19th and 20th-century American Thoroughbred racehorse exported to Europe

Americus (foaled 1892, died 1910), was an American Thoroughbred racehorse who was exported to England. He had some success as a racehorse, but was more notable for his influence at stud. He was bred in California and won the 1895 Culver Stakes prior to his export. He continued to race in England, until he was nine years old, while also standing as a breeding stallion. He stood at stud in Italy, Ireland, Germany, and Belgium before dying in Germany in 1910. Americus' most famous descendant was his great-granddaughter Mumtaz Mahal.

==Background==
Americus, a bay stallion, was foaled (born) in 1892. He was bred in California by E. J. "Lucky" Baldwin. Americus was sired by Emperor of Norfolk and out of the mare Clara D who was sired by the imported stallion Glenelg. His maternal grandmother was a mare named The Nun, sired by Lexington. Americus was inbred to Lexington, as his sire was by Norfolk who was by Lexington. The Nun was a full sister to Norfolk, making Americus even more inbred. He was originally named Rey del Caredes, but occasionally raced under the name of Rey del Carreres.

==Racing career==
Americus raced as a three-year-old in America, winning a number of races. In May 1895, he raced at Louisville under the ownership of the Santa Anita Stable, winning a race on May 14 at a distance of 5/8 of a mile. On May 20, he finished second in the Schulte Stakes. By June, he was at Coney Island, where he came in second in a sweepstakes race on June 15. On June 18, he lost a sweepstakes to Domino, finishing third. On July 4, he won a sweepstakes at a distance of 3/4 of a mile. As a three-year-old, Americus also won the Culver Stakes.

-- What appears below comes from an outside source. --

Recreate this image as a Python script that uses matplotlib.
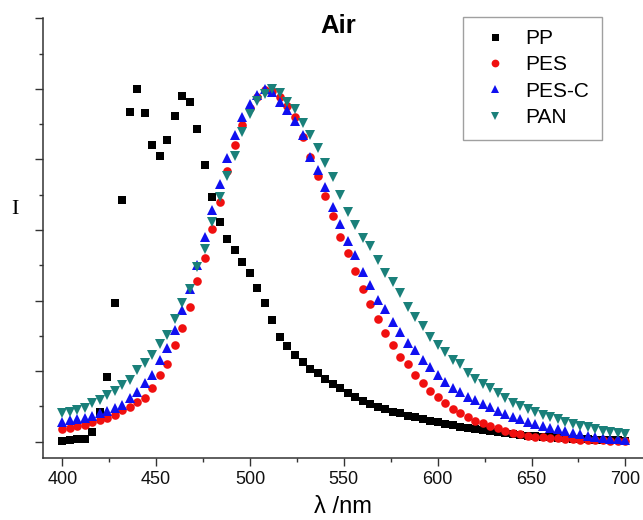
import matplotlib
matplotlib.use('Agg')
import matplotlib.pyplot as plt
import numpy as np
from matplotlib.ticker import MultipleLocator

### Data (normalised intensity, 4 nm steps)

wavelength = np.arange(400, 701, 4)

pp = [0.003, 0.005, 0.007, 0.008, 0.028, 0.085, 0.182, 0.394, 0.685, 0.934,
      1.000, 0.932, 0.840, 0.811, 0.855, 0.922, 0.979, 0.962, 0.887, 0.783,
      0.693, 0.622, 0.574, 0.544, 0.510, 0.478, 0.437, 0.393, 0.346, 0.297,
      0.272, 0.245, 0.226, 0.206, 0.194, 0.177, 0.163, 0.153, 0.139, 0.127,
      0.115, 0.107, 0.099, 0.092, 0.085, 0.080, 0.074, 0.069, 0.064, 0.059,
      0.057, 0.051, 0.046, 0.042, 0.039, 0.036, 0.033, 0.030, 0.027, 0.024,
      0.022, 0.019, 0.017, 0.015, 0.014, 0.012, 0.011, 0.010, 0.009, 0.008,
      0.007, 0.006, 0.005, 0.004, 0.004, 0.003]

pes = [0.036, 0.039, 0.044, 0.048, 0.055, 0.061, 0.066, 0.075, 0.090, 0.099,
       0.113, 0.125, 0.153, 0.189, 0.220, 0.274, 0.323, 0.382, 0.455, 0.522,
       0.603, 0.679, 0.768, 0.842, 0.898, 0.945, 0.978, 0.996, 0.995, 0.978,
       0.952, 0.920, 0.864, 0.808, 0.753, 0.695, 0.640, 0.580, 0.534, 0.484,
       0.434, 0.389, 0.349, 0.307, 0.274, 0.241, 0.219, 0.189, 0.165, 0.143,
       0.127, 0.110, 0.092, 0.080, 0.069, 0.059, 0.052, 0.044, 0.038, 0.030,
       0.025, 0.021, 0.017, 0.014, 0.012, 0.011, 0.010, 0.008, 0.007, 0.006,
       0.005, 0.004, 0.004, 0.003, 0.002, 0.002]

pes_c = [0.057, 0.061, 0.063, 0.068, 0.074, 0.082, 0.088, 0.095, 0.103, 0.123,
         0.142, 0.165, 0.189, 0.233, 0.266, 0.316, 0.373, 0.434, 0.502, 0.580,
         0.656, 0.731, 0.805, 0.868, 0.920, 0.956, 0.983, 1.000, 0.990, 0.964,
         0.939, 0.910, 0.869, 0.808, 0.769, 0.722, 0.665, 0.618, 0.569, 0.528,
         0.481, 0.443, 0.403, 0.375, 0.340, 0.311, 0.280, 0.259, 0.233, 0.212,
         0.190, 0.170, 0.151, 0.142, 0.127, 0.118, 0.107, 0.097, 0.088, 0.078,
         0.069, 0.063, 0.057, 0.050, 0.044, 0.040, 0.035, 0.030, 0.025, 0.021,
         0.017, 0.014, 0.011, 0.008, 0.007, 0.005]

pan = [0.080, 0.085, 0.090, 0.095, 0.109, 0.118, 0.132, 0.144, 0.160, 0.175,
       0.203, 0.222, 0.245, 0.278, 0.302, 0.349, 0.392, 0.434, 0.495, 0.547,
       0.623, 0.693, 0.752, 0.811, 0.877, 0.929, 0.965, 0.986, 1.000, 0.988,
       0.964, 0.943, 0.903, 0.868, 0.833, 0.789, 0.750, 0.698, 0.652, 0.613,
       0.577, 0.554, 0.514, 0.479, 0.453, 0.422, 0.382, 0.354, 0.327, 0.297,
       0.275, 0.254, 0.233, 0.220, 0.195, 0.177, 0.163, 0.151, 0.137, 0.123,
       0.109, 0.101, 0.092, 0.083, 0.076, 0.069, 0.063, 0.057, 0.050, 0.045,
       0.041, 0.036, 0.031, 0.027, 0.024, 0.021]

series_names = ['PP', 'PES', 'PES-C', 'PAN']
series_values = [pp, pes, pes_c, pan]
x_ticks = [400, 450, 500, 550, 600, 650, 700]

### Plot

plt.rcParams['font.family'] = ['Liberation Sans', 'DejaVu Sans']

markers = ['s', 'o', '^', 'v']
sizes = [5.6, 6.2, 6.6, 6.6]
colors = ['black', '#f01010', '#1010f0', '#1a807a']

fig = plt.figure(figsize=(6.43, 5.20), dpi=100)
ax = fig.add_axes([43.3/643, 1 - 458.3/520, 1 - 43.3/643, (458.3 - 18.3)/520])

for name, values, m, ms, c in zip(series_names, series_values, markers, sizes, colors):
    ax.plot(wavelength, values, linestyle='none', marker=m, markersize=ms,
            color=c, markeredgewidth=0, label=name)

ax.set_xlim(389.9, 709.4)
ax.set_ylim(-0.047, 1.2)
ax.set_xticks(x_ticks)
ax.xaxis.set_minor_locator(MultipleLocator(25))
ax.yaxis.set_major_locator(MultipleLocator(0.2))
ax.yaxis.set_minor_locator(MultipleLocator(0.1))
ax.set_yticklabels([])

for side in ['top', 'right']:
    ax.spines[side].set_visible(False)
for side in ['left', 'bottom']:
    ax.spines[side].set_linewidth(1.1)
    ax.spines[side].set_color('#333333')

ax.tick_params(which='major', direction='out', length=6, width=1.0, colors='#333333',
               labelsize=13, pad=3, labelcolor='#111111')
ax.tick_params(which='minor', direction='out', length=3, width=1.0, colors='#333333')

ax.set_xlabel('λ /nm', fontsize=17, labelpad=6)
ax.set_ylabel('I', fontsize=16, family=['Liberation Serif'], rotation=0, labelpad=14)
ax.yaxis.set_label_coords(-0.048, 0.545)

fig.text(338/643, 1 - 26/520, 'Air', fontsize=18.5, fontweight='bold',
         ha='center', va='center')

leg = ax.legend(loc='upper left', bbox_to_anchor=(463/643, 1 - 16.7/520),
                bbox_transform=fig.transFigure, fontsize=15, frameon=True,
                fancybox=False, borderpad=0.6, handlelength=1.9, handletextpad=0.5,
                labelspacing=0.35, borderaxespad=0, numpoints=1, markerscale=0.9)
leg.get_frame().set_edgecolor('#888888')
leg.get_frame().set_linewidth(1.0)

plt.savefig('out.png', dpi=100)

While still a three-year-old, Americus was exported to England where he was registered in the General Stud Book. He was imported by Richard Croker, at a cost of about 8000 guineas. Americus' importation to England occurred before the imposition of the Jersey Act, which allowed him and his offspring to be registered in the General Stud Book, something that would not have happened had he been imported into England after 1913, due to the Jersey Act's prohibition on registering horses tracing to Lexington in the General Stud Book.

His new owner continued to race Americus, even though he was no longer in prime racing condition. In 1899, as a seven-year-old, Americus was described as looking "as fat as a showyard bull" before he ran in the Stewards' Cup at Goodwood, but belied his appearance by running well for five furlongs before fading into fourth place. A year later he finished second in the same race. Americus also stood at stud in between races, and raced until he was nine years old. Americus was a sprinter, specializing in short-distance races.

==Stud record==
In 1905 Americus was standing at stud in Ireland, but spent the years 1906 and 1907 in Italy. He returned to Ireland in 1908 and 1909, but in 1909 was sold and exported to Germany. It is unknown what happened to him after he went to Germany. At some point before his disappearance in Germany, he also stood at stud in Belgium. Americus died at the Trakehnen Stud in Germany in March 1910.

In his breeding career, Americus sired Americus Girl, the dam of Lady Josephine by Sundridge. Lady Josephine was in turn, the dam of Mumtaz Mahal, later owned by the Aga Khan and a famous broodmare.